I regularly cycle past the spot where it happened as I live just down the road. Nothing ever happens like this round here which makes it even more shocking. Condolences to his poor family. RIP Don Lock.


----------



## CopperCyclist (25 Jul 2015)

sidevalve said:


> BUT he IS NOT guilty !!! Once again we are having trial by media - give out somebody's name and implicate them in a serious crime of which they may or MAY NOT be guilty. Until or IF convicted the identity should not be released. We all seem to be falling into the assumed guilty trap again.
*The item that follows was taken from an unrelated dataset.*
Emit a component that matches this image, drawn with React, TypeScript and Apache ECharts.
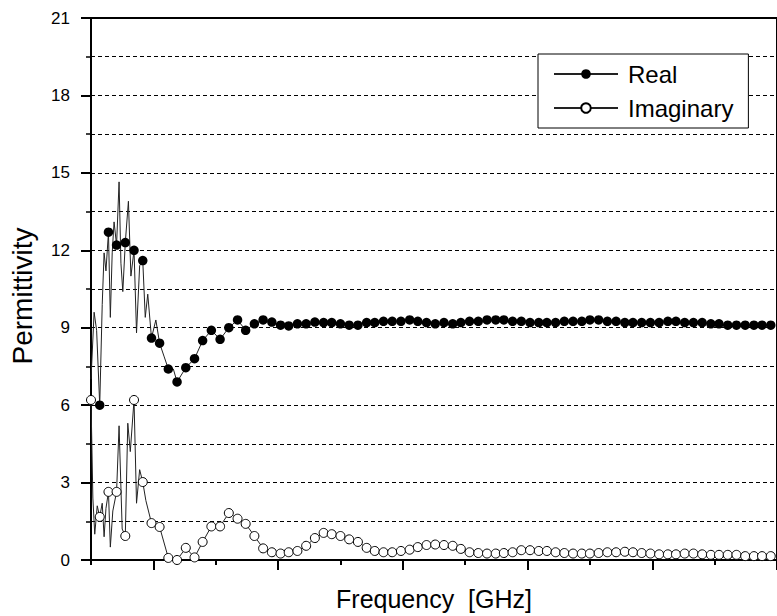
import React, { useEffect, useRef } from "react";
import * as echarts from "echarts";

// Frequency grid of the marker points (x axis units, ticks every 1)
const markerFreq = [
  0, 0.14, 0.28, 0.41, 0.55, 0.69, 0.83, 0.97, 1.1, 1.24, 1.38, 1.52, 1.66, 1.79, 1.93, 2.07,
  2.21, 2.35, 2.48, 2.62, 2.76, 2.9, 3.04, 3.17, 3.31, 3.45, 3.59, 3.73, 3.86, 4.0, 4.14, 4.28,
  4.42, 4.55, 4.69, 4.83, 4.97, 5.11, 5.24, 5.38, 5.52, 5.66, 5.8, 5.93, 6.07, 6.21, 6.35, 6.49,
  6.62, 6.76, 6.9, 7.04, 7.18, 7.31, 7.45, 7.59, 7.73, 7.87, 8.0, 8.14, 8.28, 8.42, 8.56, 8.69,
  8.83, 8.97, 9.11, 9.25, 9.38, 9.52, 9.66, 9.8, 9.94, 10.07, 10.21, 10.35, 10.49, 10.63, 10.76, 10.9,
];

const realMarkers: (number | null)[] = [
  null, 6.0, 12.7, 12.2, 12.3, 12.0, 11.6, 8.6, 8.4, 7.4, 6.9, 7.45, 7.8, 8.5, 8.9, 8.55,
  9.0, 9.3, 8.9, 9.15, 9.3, 9.22, 9.1, 9.07, 9.15, 9.15, 9.22, 9.2, 9.2, 9.15, 9.1, 9.1,
  9.2, 9.2, 9.25, 9.25, 9.25, 9.3, 9.25, 9.2, 9.15, 9.2, 9.15, 9.2, 9.25, 9.25, 9.3, 9.3,
  9.3, 9.25, 9.25, 9.2, 9.2, 9.2, 9.2, 9.25, 9.25, 9.25, 9.3, 9.3, 9.25, 9.25, 9.2, 9.2,
  9.2, 9.2, 9.2, 9.25, 9.25, 9.2, 9.2, 9.2, 9.15, 9.15, 9.1, 9.1, 9.1, 9.1, 9.1, 9.1,
];

const imagMarkers = [
  6.2, 1.67, 2.64, 2.64, 0.93, 6.2, 3.02, 1.43, 1.28, 0.08, 0.0, 0.47, 0.1, 0.7, 1.3, 1.3,
  1.82, 1.6, 1.4, 0.93, 0.45, 0.3, 0.25, 0.3, 0.35, 0.55, 0.85, 1.05, 1.0, 0.93, 0.8, 0.7,
  0.47, 0.35, 0.3, 0.3, 0.35, 0.4, 0.5, 0.58, 0.6, 0.58, 0.55, 0.43, 0.3, 0.27, 0.25, 0.25,
  0.27, 0.3, 0.38, 0.38, 0.35, 0.35, 0.3, 0.27, 0.25, 0.25, 0.25, 0.27, 0.3, 0.3, 0.32, 0.3,
  0.27, 0.25, 0.22, 0.22, 0.22, 0.25, 0.25, 0.22, 0.2, 0.2, 0.2, 0.2, 0.15, 0.15, 0.15, 0.15,
];

// Noisy raw samples between the markers at low frequency (line only)
const realRawFreq = [0.0, 0.05, 0.09, 0.18, 0.21, 0.24, 0.31, 0.34, 0.37, 0.45, 0.48, 0.51, 0.6, 0.64, 0.73, 0.78, 0.87, 0.91, 1.04, 1.17, 1.32];
const realRawVals = [7.0, 9.6, 8.9, 9.9, 11.9, 11.2, 9.4, 11.9, 13.1, 14.65, 11.5, 10.4, 13.9, 11.0, 8.8, 11.4, 9.4, 10.3, 9.3, 7.9, 7.4];

const imagRawFreq = [0.03, 0.06, 0.1, 0.18, 0.21, 0.24, 0.31, 0.35, 0.45, 0.5, 0.59, 0.63, 0.73, 0.78, 0.88];
const imagRawVals = [2.4, 1.0, 2.1, 2.2, 0.9, 2.0, 0.5, 1.9, 5.2, 1.2, 5.3, 4.2, 2.2, 3.5, 2.3];

const yTickInterval = 3;
const legendNames = ["Real", "Imaginary"];
const xTitle = "Frequency  [GHz]";
const yTitle = "Permittivity";

const FONT = 'Arial, "Liberation Sans", sans-serif';

function buildData(markers: (number | null)[], rawF: number[], rawV: number[]) {
  const pts: { x: number; y: number; m: boolean }[] = [];
  markers.forEach((v, i) => {
    if (v !== null) pts.push({ x: markerFreq[i], y: v, m: true });
  });
  rawF.forEach((f, i) => pts.push({ x: f, y: rawV[i], m: false }));
  pts.sort((a, b) => a.x - b.x);
  return pts.map((p) => (p.m ? { value: [p.x, p.y] } : { value: [p.x, p.y], symbol: "none" }));
}

export default function App() {
  const ref = useRef<HTMLDivElement>(null);
  useEffect(() => {
    const chart = echarts.init(ref.current!, null, { renderer: "svg" });
    const dash = [4, 3];
    const option: any = {
      animation: false,
      backgroundColor: "#fff",
      textStyle: { fontFamily: FONT },
      grid: {
        left: 89,
        right: -3,
        top: 18,
        bottom: 56,
        show: true,
        borderColor: "#000",
        borderWidth: 2,
        backgroundColor: "transparent",
      },
      legend: {
        data: legendNames,
        orient: "vertical",
        left: 538,
        top: 54,
        padding: [8, 15, 8, 15],
        borderColor: "#000",
        borderWidth: 1,
        borderRadius: 0,
        backgroundColor: "#fff",
        itemWidth: 64,
        itemHeight: 12,
        itemGap: 10,
        textStyle: { fontSize: 24, color: "#000", fontFamily: FONT, padding: [0, 0, 0, 5] },
      },
      xAxis: [
        {
          type: "value",
          min: 0,
          max: 11,
          interval: 1,
          position: "bottom",
          axisLine: { show: true, onZero: false, lineStyle: { color: "#000", width: 2 } },
          axisTick: { show: true, customValues: [1, 3, 5, 7, 9, 11], length: 10, lineStyle: { color: "#000", width: 2 } },
          axisLabel: { show: false },
          splitLine: { show: false },
          name: xTitle,
          nameLocation: "middle",
          nameGap: 26,
          nameTextStyle: { fontSize: 25, color: "#000", fontFamily: FONT },
        },
        {
          type: "value",
          min: 0,
          max: 11,
          interval: 1,
          position: "bottom",
          axisLine: { show: false, onZero: false },
          axisTick: { show: true, length: 5, lineStyle: { color: "#000", width: 2 } },
          axisLabel: { show: false },
          splitLine: { show: false },
        },
      ],
      yAxis: {
        type: "value",
        min: 0,
        max: 21,
        interval: yTickInterval,
        axisLine: { show: true, lineStyle: { color: "#000", width: 2 } },
        axisTick: { show: true, length: 10, lineStyle: { color: "#000", width: 2 } },
        minorTick: { show: true, splitNumber: 2, length: 5, lineStyle: { color: "#000", width: 1.5 } },
        axisLabel: { fontSize: 17, color: "#000", margin: 21, fontFamily: FONT },
        splitLine: { show: true, lineStyle: { color: "#000", width: 1, type: dash } },
        minorSplitLine: { show: true, lineStyle: { color: "#000", width: 1, type: dash } },
        name: yTitle,
        nameLocation: "middle",
        nameGap: 55,
        nameTextStyle: { fontSize: 28, color: "#000", fontFamily: FONT, padding: [0, 14, 0, 0] },
      },
      series: [
        {
          name: "Real",
          type: "line",
          xAxisIndex: 0,
          data: buildData(realMarkers, realRawFreq, realRawVals),
          symbol: "circle",
          symbolSize: 9.5,
          showSymbol: true,
          lineStyle: { color: "#222", width: 1 },
          itemStyle: { color: "#000", borderColor: "#000", borderWidth: 0 },
          z: 3,
        },
        {
          name: "Imaginary",
          type: "line",
          xAxisIndex: 0,
          data: buildData(imagMarkers, imagRawFreq, imagRawVals),
          symbol: "circle",
          symbolSize: 9,
          showSymbol: true,
          lineStyle: { color: "#222", width: 1 },
          itemStyle: { color: "#fff", borderColor: "#000", borderWidth: 1 },
          z: 3,
        },
      ],
    };
    chart.setOption(option);
    return () => chart.dispose();
  }, []);
  return <div ref={ref} style={{ position: "fixed", left: 0, top: 0, width: 777, height: 616 }} />;
}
In fairness, the other side is that our courts are public - anyone can walk into that hearing and hear the accused's name, so why not name the person charged? User didn't mention anything about guilt and neither has anyone else.


----------



## Bonus (1 Aug 2015)

mrbikerboy73 said:


> I regularly cycle past the spot where it happened as I live just down the road. Nothing ever happens like this round here which makes it even more shocking. Condolences to his poor family. RIP Don Lock.



Terrible story. I used to live in Worthing. Whereabouts did it happen?


----------



## mrbikerboy73 (1 Aug 2015)

Bonus said:


> Terrible story. I used to live in Worthing. Whereabouts did it happen?


I believe it was on the A24 as you head north out of Findon near the garden centre on the left..


----------



## Bonus (1 Aug 2015)

OK I know where you mean. Thanks.


----------



## mmmmartin (3 Aug 2015)

sidevalve said:


> Until or IF convicted the identity should not be released.


Nonsense. Locking someone up and charging them with a crime then not releasing their name is what fascist dictatorships, and Russia, do.


----------



## mrbikerboy73 (5 Aug 2015)

There is a procession planned on the day of Don Lock's funeral. 

http://www.bbc.co.uk/news/uk-england-sussex-33774852


----------



## Bonus (5 Aug 2015)

Unfortunately the procession will have to go along the same road that the incident took place on if they are going to Worthing crematorium.

Hope the family manage.
Thoughts with them :-(


----------



## deptfordmarmoset (12 Aug 2015)

Touching tribute to him today.









http://www.theguardian.com/uk-news/2015/aug/12/cyclists-funeral-road-rage-don-lock-worthing


----------



## Accy cyclist (15 Sep 2015)

mrbikerboy73 said:


> I regularly cycle past the spot where it happened as I live just down the road. Nothing ever happens like this round here which makes it even more shocking. Condolences to his poor family. RIP Don Lock.


.

. We hear it all the time when people are murdered in "quiet towns and villages". 
Nothing ever happens like a stabbing to death in most places, they don't have to be quiet towns and villages.


----------